Find every line with "picture" in it, then report how many there are and nothing more.
┄┄┄┄┄┄┄┄┄┄┄┄┄┄┄┄┄┄┄┄
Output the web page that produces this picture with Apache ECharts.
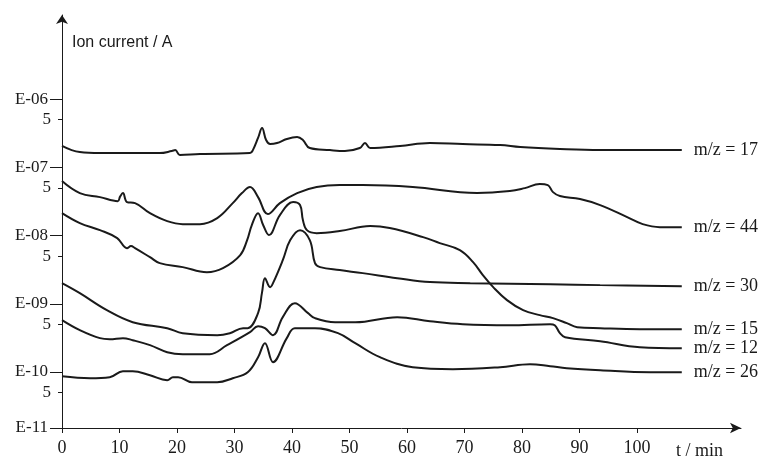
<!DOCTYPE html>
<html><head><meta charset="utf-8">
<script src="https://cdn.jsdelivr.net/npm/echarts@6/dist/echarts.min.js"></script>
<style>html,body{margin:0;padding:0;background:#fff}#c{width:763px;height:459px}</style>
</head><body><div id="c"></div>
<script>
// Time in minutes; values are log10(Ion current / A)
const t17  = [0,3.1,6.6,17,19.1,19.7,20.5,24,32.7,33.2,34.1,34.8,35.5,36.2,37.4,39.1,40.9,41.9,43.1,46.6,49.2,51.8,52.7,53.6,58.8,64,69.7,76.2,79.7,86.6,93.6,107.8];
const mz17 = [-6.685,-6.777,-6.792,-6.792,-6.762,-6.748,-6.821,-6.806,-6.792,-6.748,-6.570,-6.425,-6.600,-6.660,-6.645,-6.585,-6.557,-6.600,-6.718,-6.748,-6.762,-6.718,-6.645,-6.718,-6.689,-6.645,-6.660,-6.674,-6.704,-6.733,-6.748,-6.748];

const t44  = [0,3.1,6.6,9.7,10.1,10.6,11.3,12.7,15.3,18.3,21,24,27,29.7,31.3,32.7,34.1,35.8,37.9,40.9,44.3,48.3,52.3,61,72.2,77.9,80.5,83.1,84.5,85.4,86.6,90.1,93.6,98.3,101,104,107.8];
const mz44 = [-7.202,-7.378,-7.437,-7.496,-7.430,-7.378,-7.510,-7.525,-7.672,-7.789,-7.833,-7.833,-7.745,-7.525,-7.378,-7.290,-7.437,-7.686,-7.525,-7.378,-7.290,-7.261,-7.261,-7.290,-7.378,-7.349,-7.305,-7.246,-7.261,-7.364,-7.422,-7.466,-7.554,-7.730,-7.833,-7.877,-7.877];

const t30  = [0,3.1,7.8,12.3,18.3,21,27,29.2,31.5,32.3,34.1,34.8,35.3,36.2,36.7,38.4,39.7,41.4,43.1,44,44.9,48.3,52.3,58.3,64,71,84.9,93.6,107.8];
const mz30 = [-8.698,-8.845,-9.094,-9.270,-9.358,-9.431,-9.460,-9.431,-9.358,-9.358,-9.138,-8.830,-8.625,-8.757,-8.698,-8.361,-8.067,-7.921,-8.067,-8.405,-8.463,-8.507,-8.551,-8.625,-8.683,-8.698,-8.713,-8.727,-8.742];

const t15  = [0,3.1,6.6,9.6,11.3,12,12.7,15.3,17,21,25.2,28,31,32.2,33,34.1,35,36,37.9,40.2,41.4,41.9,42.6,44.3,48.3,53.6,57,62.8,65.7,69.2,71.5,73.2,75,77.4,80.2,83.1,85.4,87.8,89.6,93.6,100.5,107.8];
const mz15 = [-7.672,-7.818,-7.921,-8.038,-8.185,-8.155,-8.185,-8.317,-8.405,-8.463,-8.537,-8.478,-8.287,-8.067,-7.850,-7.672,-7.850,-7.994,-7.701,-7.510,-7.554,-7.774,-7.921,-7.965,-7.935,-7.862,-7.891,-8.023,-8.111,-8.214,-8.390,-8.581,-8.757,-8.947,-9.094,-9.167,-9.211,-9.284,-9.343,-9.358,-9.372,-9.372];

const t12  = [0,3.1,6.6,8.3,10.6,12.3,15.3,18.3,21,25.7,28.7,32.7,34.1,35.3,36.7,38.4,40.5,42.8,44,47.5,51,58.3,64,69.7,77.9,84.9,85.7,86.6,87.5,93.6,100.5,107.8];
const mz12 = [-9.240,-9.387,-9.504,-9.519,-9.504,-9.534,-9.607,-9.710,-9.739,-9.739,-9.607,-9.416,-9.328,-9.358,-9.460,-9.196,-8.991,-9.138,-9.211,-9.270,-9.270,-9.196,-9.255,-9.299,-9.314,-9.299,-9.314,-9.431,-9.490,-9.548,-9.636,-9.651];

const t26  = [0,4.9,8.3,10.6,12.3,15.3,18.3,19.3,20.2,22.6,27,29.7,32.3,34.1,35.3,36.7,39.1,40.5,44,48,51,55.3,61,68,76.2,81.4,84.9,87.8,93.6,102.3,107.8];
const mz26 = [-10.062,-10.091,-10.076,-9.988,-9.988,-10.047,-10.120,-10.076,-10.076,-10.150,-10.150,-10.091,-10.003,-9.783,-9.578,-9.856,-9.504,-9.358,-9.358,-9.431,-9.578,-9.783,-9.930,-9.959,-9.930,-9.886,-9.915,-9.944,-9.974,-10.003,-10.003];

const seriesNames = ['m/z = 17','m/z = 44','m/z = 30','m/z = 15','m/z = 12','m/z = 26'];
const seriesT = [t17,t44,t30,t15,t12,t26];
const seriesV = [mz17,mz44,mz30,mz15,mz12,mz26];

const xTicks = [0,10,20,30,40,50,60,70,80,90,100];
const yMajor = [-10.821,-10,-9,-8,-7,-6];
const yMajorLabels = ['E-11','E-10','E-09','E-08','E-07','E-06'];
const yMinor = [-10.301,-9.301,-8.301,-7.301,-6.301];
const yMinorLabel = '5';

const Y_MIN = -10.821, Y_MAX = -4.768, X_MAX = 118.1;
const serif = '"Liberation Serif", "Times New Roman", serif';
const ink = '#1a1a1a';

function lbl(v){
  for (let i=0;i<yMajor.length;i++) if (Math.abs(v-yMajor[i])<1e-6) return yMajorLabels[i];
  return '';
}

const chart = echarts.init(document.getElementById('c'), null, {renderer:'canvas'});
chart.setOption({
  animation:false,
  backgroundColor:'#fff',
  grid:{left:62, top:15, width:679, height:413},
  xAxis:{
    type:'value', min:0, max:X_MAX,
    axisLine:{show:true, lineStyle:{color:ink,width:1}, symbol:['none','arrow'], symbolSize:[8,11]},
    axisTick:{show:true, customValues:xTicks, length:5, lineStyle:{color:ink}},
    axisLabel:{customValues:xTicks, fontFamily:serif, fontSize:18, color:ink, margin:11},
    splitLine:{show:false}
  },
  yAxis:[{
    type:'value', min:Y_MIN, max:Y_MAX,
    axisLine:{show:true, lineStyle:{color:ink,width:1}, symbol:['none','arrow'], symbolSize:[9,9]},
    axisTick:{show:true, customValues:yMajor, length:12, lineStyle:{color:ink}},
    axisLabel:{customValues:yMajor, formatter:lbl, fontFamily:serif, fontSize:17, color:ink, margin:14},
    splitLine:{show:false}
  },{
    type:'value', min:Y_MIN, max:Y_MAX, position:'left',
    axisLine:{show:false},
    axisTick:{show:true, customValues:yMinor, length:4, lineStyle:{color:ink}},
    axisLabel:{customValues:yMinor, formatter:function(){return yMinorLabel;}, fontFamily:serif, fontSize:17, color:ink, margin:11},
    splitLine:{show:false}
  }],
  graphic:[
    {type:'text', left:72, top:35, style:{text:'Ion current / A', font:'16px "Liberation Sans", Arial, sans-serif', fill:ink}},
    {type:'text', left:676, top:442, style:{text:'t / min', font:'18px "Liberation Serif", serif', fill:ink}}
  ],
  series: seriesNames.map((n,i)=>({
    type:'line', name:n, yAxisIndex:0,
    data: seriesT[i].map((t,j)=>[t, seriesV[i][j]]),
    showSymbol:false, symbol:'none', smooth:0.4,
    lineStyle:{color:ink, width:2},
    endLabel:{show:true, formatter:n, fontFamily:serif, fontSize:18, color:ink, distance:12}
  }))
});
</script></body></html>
┄┄┄┄┄┄┄┄┄┄┄┄┄┄┄┄┄┄┄┄
== RESPONSE ==
1